_DATA PROVIDED_
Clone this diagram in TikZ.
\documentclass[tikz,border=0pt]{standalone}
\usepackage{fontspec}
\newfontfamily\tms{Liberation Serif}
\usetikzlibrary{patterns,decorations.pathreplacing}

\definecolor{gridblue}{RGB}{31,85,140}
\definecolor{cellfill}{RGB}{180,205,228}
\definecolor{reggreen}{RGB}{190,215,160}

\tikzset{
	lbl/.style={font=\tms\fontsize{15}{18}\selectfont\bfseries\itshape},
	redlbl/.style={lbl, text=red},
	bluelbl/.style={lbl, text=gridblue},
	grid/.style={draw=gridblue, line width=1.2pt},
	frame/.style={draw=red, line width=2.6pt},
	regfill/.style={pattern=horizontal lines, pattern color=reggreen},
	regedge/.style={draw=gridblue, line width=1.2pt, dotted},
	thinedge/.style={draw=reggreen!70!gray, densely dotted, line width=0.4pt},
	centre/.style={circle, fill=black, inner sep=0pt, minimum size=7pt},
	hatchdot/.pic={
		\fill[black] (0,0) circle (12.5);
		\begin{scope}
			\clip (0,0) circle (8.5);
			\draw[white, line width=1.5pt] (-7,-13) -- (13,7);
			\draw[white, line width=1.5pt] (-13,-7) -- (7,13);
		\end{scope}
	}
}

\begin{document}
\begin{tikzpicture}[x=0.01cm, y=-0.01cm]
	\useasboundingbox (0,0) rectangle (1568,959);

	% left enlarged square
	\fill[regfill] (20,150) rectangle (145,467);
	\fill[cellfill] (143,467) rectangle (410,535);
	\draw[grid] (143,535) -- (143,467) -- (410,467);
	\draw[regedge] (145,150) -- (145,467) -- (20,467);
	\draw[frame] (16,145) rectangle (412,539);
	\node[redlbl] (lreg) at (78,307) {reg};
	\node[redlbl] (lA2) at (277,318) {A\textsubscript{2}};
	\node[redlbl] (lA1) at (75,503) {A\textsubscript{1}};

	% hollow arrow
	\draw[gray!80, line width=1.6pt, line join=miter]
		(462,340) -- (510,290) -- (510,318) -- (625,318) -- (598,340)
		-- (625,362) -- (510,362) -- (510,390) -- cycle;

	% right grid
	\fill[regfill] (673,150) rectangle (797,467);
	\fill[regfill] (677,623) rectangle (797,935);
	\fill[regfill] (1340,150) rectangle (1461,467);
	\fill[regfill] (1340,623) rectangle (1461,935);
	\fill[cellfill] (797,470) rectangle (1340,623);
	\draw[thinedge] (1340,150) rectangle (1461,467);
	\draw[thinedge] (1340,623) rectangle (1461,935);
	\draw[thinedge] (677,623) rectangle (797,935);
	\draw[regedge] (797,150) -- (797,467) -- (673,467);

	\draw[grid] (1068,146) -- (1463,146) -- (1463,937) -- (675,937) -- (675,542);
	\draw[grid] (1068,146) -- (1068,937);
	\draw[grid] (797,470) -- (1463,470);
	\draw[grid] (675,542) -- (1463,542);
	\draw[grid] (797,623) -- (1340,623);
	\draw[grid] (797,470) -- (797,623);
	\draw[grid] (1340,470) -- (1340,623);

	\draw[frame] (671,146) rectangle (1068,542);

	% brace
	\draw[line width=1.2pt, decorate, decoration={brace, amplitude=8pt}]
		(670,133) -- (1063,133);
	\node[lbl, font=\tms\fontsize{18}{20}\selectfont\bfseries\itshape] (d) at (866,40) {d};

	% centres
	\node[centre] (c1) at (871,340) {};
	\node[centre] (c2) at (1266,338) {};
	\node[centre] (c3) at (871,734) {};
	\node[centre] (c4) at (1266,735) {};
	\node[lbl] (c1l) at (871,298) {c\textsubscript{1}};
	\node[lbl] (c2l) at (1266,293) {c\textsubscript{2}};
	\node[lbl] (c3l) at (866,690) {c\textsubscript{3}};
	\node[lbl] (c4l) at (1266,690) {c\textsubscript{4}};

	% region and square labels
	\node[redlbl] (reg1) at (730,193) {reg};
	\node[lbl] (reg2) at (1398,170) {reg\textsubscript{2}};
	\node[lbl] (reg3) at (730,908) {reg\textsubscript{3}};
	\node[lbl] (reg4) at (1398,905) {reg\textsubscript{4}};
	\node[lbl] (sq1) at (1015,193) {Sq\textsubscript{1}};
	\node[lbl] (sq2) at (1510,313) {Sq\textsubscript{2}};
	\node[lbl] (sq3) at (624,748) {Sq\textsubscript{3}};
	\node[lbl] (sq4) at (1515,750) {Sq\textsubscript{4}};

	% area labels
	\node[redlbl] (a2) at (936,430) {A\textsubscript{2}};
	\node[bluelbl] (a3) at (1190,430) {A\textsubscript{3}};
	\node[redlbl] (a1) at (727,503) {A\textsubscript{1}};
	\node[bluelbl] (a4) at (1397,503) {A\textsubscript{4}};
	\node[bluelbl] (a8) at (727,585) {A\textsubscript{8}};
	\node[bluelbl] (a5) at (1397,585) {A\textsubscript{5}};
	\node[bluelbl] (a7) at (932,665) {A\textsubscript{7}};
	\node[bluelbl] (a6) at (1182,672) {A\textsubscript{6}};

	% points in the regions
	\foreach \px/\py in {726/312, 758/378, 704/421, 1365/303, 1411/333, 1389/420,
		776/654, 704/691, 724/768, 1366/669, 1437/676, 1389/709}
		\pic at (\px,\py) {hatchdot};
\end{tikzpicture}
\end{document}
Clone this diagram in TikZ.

_YOUR INSTRUCTIONS_
Each line of the listing should be copied exactly.

_RESPONSE_
Clone this diagram in TikZ.
\documentclass[tikz,border=0pt]{standalone}
\usepackage{fontspec}
\newfontfamily\tms{Liberation Serif}
\usetikzlibrary{patterns,decorations.pathreplacing}

\definecolor{gridblue}{RGB}{31,85,140}
\definecolor{cellfill}{RGB}{180,205,228}
\definecolor{reggreen}{RGB}{190,215,160}

\tikzset{
	lbl/.style={font=\tms\fontsize{15}{18}\selectfont\bfseries\itshape},
	redlbl/.style={lbl, text=red},
	bluelbl/.style={lbl, text=gridblue},
	grid/.style={draw=gridblue, line width=1.2pt},
	frame/.style={draw=red, line width=2.6pt},
	regfill/.style={pattern=horizontal lines, pattern color=reggreen},
	regedge/.style={draw=gridblue, line width=1.2pt, dotted},
	thinedge/.style={draw=reggreen!70!gray, densely dotted, line width=0.4pt},
	centre/.style={circle, fill=black, inner sep=0pt, minimum size=7pt},
	hatchdot/.pic={
		\fill[black] (0,0) circle (12.5);
		\begin{scope}
			\clip (0,0) circle (8.5);
			\draw[white, line width=1.5pt] (-7,-13) -- (13,7);
			\draw[white, line width=1.5pt] (-13,-7) -- (7,13);
		\end{scope}
	}
}

\begin{document}
\begin{tikzpicture}[x=0.01cm, y=-0.01cm]
	\useasboundingbox (0,0) rectangle (1568,959);

	% left enlarged square
	\fill[regfill] (20,150) rectangle (145,467);
	\fill[cellfill] (143,467) rectangle (410,535);
	\draw[grid] (143,535) -- (143,467) -- (410,467);
	\draw[regedge] (145,150) -- (145,467) -- (20,467);
	\draw[frame] (16,145) rectangle (412,539);
	\node[redlbl] (lreg) at (78,307) {reg};
	\node[redlbl] (lA2) at (277,318) {A\textsubscript{2}};
	\node[redlbl] (lA1) at (75,503) {A\textsubscript{1}};

	% hollow arrow
	\draw[gray!80, line width=1.6pt, line join=miter]
		(462,340) -- (510,290) -- (510,318) -- (625,318) -- (598,340)
		-- (625,362) -- (510,362) -- (510,390) -- cycle;

	% right grid
	\fill[regfill] (673,150) rectangle (797,467);
	\fill[regfill] (677,623) rectangle (797,935);
	\fill[regfill] (1340,150) rectangle (1461,467);
	\fill[regfill] (1340,623) rectangle (1461,935);
	\fill[cellfill] (797,470) rectangle (1340,623);
	\draw[thinedge] (1340,150) rectangle (1461,467);
	\draw[thinedge] (1340,623) rectangle (1461,935);
	\draw[thinedge] (677,623) rectangle (797,935);
	\draw[regedge] (797,150) -- (797,467) -- (673,467);

	\draw[grid] (1068,146) -- (1463,146) -- (1463,937) -- (675,937) -- (675,542);
	\draw[grid] (1068,146) -- (1068,937);
	\draw[grid] (797,470) -- (1463,470);
	\draw[grid] (675,542) -- (1463,542);
	\draw[grid] (797,623) -- (1340,623);
	\draw[grid] (797,470) -- (797,623);
	\draw[grid] (1340,470) -- (1340,623);

	\draw[frame] (671,146) rectangle (1068,542);

	% brace
	\draw[line width=1.2pt, decorate, decoration={brace, amplitude=8pt}]
		(670,133) -- (1063,133);
	\node[lbl, font=\tms\fontsize{18}{20}\selectfont\bfseries\itshape] (d) at (866,40) {d};

	% centres
	\node[centre] (c1) at (871,340) {};
	\node[centre] (c2) at (1266,338) {};
	\node[centre] (c3) at (871,734) {};
	\node[centre] (c4) at (1266,735) {};
	\node[lbl] (c1l) at (871,298) {c\textsubscript{1}};
	\node[lbl] (c2l) at (1266,293) {c\textsubscript{2}};
	\node[lbl] (c3l) at (866,690) {c\textsubscript{3}};
	\node[lbl] (c4l) at (1266,690) {c\textsubscript{4}};

	% region and square labels
	\node[redlbl] (reg1) at (730,193) {reg};
	\node[lbl] (reg2) at (1398,170) {reg\textsubscript{2}};
	\node[lbl] (reg3) at (730,908) {reg\textsubscript{3}};
	\node[lbl] (reg4) at (1398,905) {reg\textsubscript{4}};
	\node[lbl] (sq1) at (1015,193) {Sq\textsubscript{1}};
	\node[lbl] (sq2) at (1510,313) {Sq\textsubscript{2}};
	\node[lbl] (sq3) at (624,748) {Sq\textsubscript{3}};
	\node[lbl] (sq4) at (1515,750) {Sq\textsubscript{4}};

	% area labels
	\node[redlbl] (a2) at (936,430) {A\textsubscript{2}};
	\node[bluelbl] (a3) at (1190,430) {A\textsubscript{3}};
	\node[redlbl] (a1) at (727,503) {A\textsubscript{1}};
	\node[bluelbl] (a4) at (1397,503) {A\textsubscript{4}};
	\node[bluelbl] (a8) at (727,585) {A\textsubscript{8}};
	\node[bluelbl] (a5) at (1397,585) {A\textsubscript{5}};
	\node[bluelbl] (a7) at (932,665) {A\textsubscript{7}};
	\node[bluelbl] (a6) at (1182,672) {A\textsubscript{6}};

	% points in the regions
	\foreach \px/\py in {726/312, 758/378, 704/421, 1365/303, 1411/333, 1389/420,
		776/654, 704/691, 724/768, 1366/669, 1437/676, 1389/709}
		\pic at (\px,\py) {hatchdot};
\end{tikzpicture}
\end{document}
Clone this diagram in TikZ.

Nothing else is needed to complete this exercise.